I replaced both of the drives in my RAID1 boot array on a Ubuntu server yesterday and had some struggles so I thought I would write down my experience both for my future self and any others who needs to do something similar. I think my main problem was following a guide that was not for UEFI setups 🙂
So, my setup is two NVMe drives on nvme0n1 and nvme1n1. Both drives have the same partition table:
- UEFI 512M
- md0 / boot 1G
- md1 / LVM <rest of disk>
Before starting, check that all disks are online:
# cat /proc/mdstat Personalities : [raid1] [linear] [multipath] [raid0] [raid6] [raid5] [raid4] [raid10] md1 : active raid1 nvme1n1p3[2] nvme0n1p3[3] x blocks super 1.2 [2/2] [UU] bitmap: 3/7 pages [12KB], xKB chunk md0 : active raid1 nvme0n1p2[3] nvme1n1p2[2] x blocks super 1.2 [2/2] [UU]
So it should say [UU] and not [U_] or something else.
In my case I also did smartctl -ia /dev/nvme0
to write down serial numbers etc to know which physical disk to replace in the box.

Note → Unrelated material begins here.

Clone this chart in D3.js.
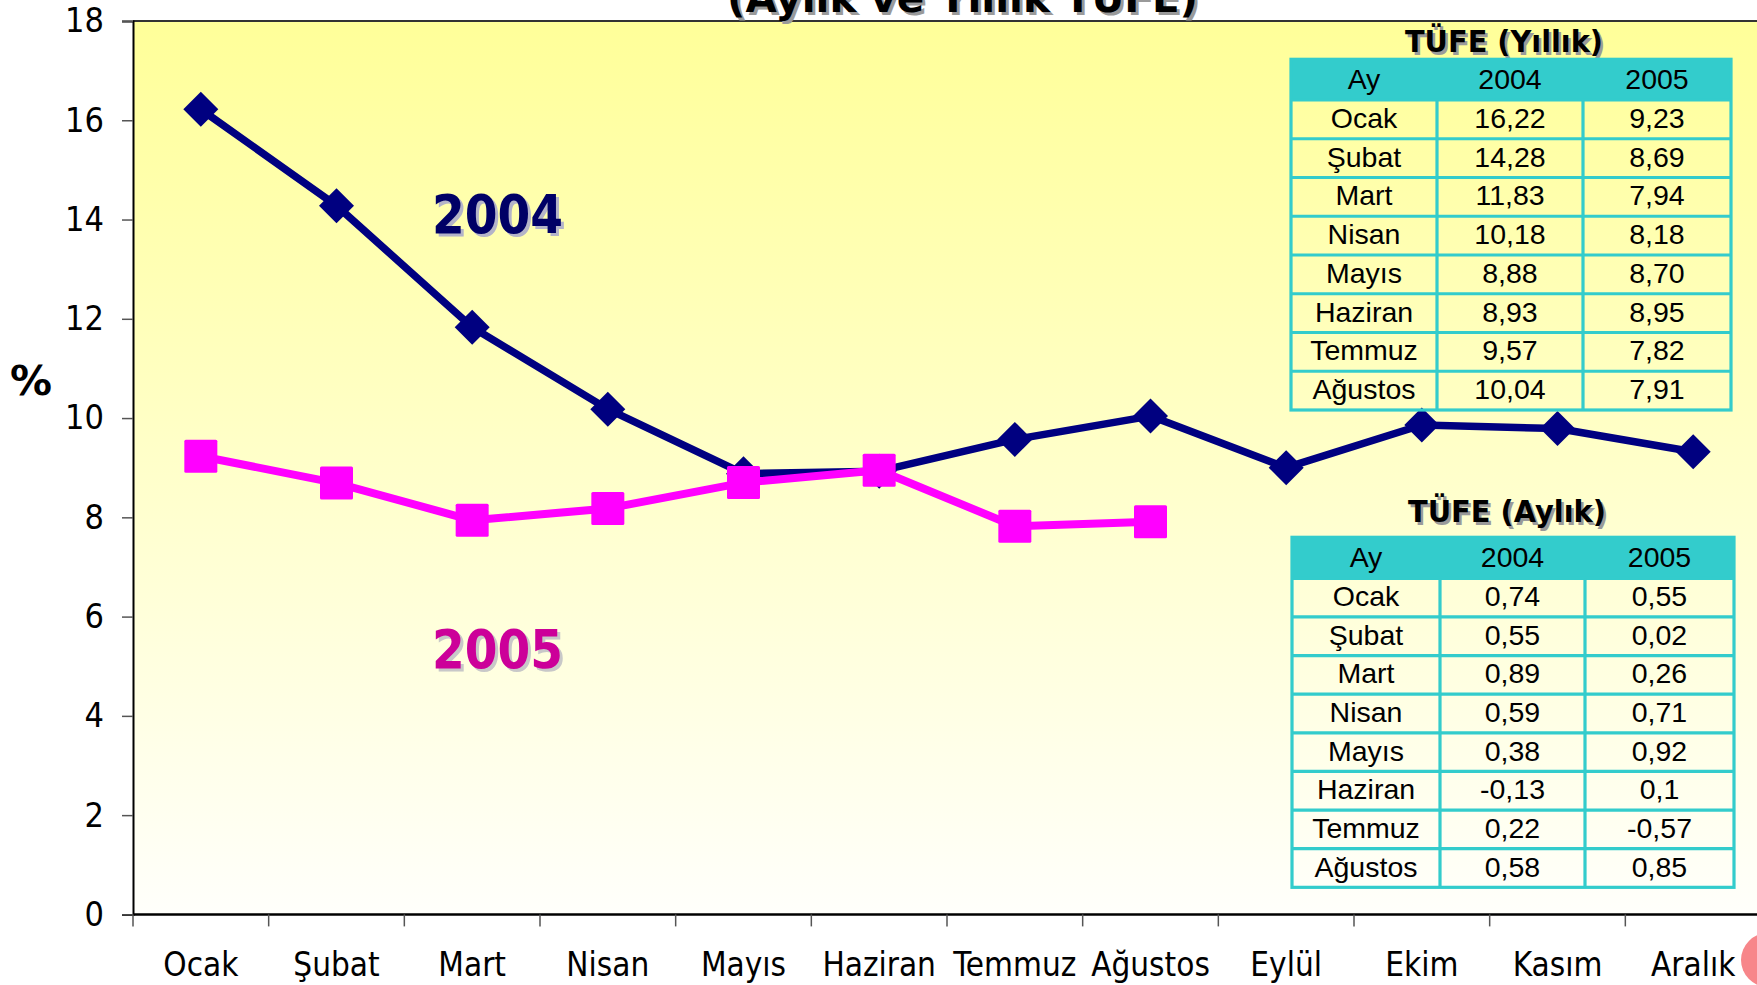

Next up is to save a copy of your EFI partition for later use:
dd if=/dev/nvme0n1p1 bs=4M of=/root/EFI_PARTITITON.img
Pick one drive to start with and make it offline:
mdadm /dev/md0 --fail /dev/nvme0n1p2 --remove nvme0n1p2 mdadm /dev/md1 --fail /dev/nvme0n1p3 --remove nvme0n1p3
Physically replace the drive in the server. It might also be a good idea to do a firmware upgrade of the new drive if it’s available.
After disk is replaced, copy over the partition table from the remaining good disk to the newly replaced disk, and then generate new UUIDs for the partitions:
sfdisk -d /dev/nvme1n1 | sfdisk /dev/nvme0n1
sgdisk -G /dev/nvme0n1
Add the device back to the RAID1 array:
mdadm --manage /dev/md0 --add /dev/nvme0n1p2 mdadm --manage /dev/md1 --add /dev/nvme0n1p3
Monitor the rebuild status with a command like watch cat /proc/mdstat
If the rebuild is slow/limited to like 200MB/s you can change the max speed to eg 1.6GB/s with:
echo 1600000 > /proc/sys/dev/raid/speed_limit_max
After the resync is done we need to fix EFI, start by copying back the partiton we backed up before:
dd if=/root/EFI_PARTITITON.img bs=4M of=/dev/nvme0n1p1
Fix grub:
update-grub
grub-install /dev/nvme0n1
And lastly reinstall the UEFI boot option (for ubuntu):
efibootmgr -v | grep ubuntu # only shows one entry efibootmgr --create --disk /dev/nvme0n1 --part 1 --label "ubuntu" --loader "\EFI\ubuntu\shimx64.efi"
You should after this have two ubuntu entries from efibootmgr, and that should be it! Try rebooting and make sure boot works from both drives. If you need to replace the other drive follow the same procedure as above but use eg nvme1n1.
If the new drive is bigger you can also grow the RAID1:
mdadm /dev/md1 --fail /dev/nvme0n1p3 --remove nvme0n1p3
parted /dev/nvme0n1
Use resizepart
command in parted
to change the size.
Add back to the array:
mdadm --manage /dev/md1 --add /dev/nvme0n1p3
Wait for resync (cat /proc/mdstat) and then grow the array:
mdadm --grow /dev/md1 --size=max
Then you need to resize the filesystem, in my case it’s LVM with ext filesystem on top so:
pvresize /dev/md1
lvextend -L +1G /dev/vg-md1/lv-root
resize2fs /dev/vg-md1/lv-root
Or just resize2fs /dev/md1 if it’s no LVM.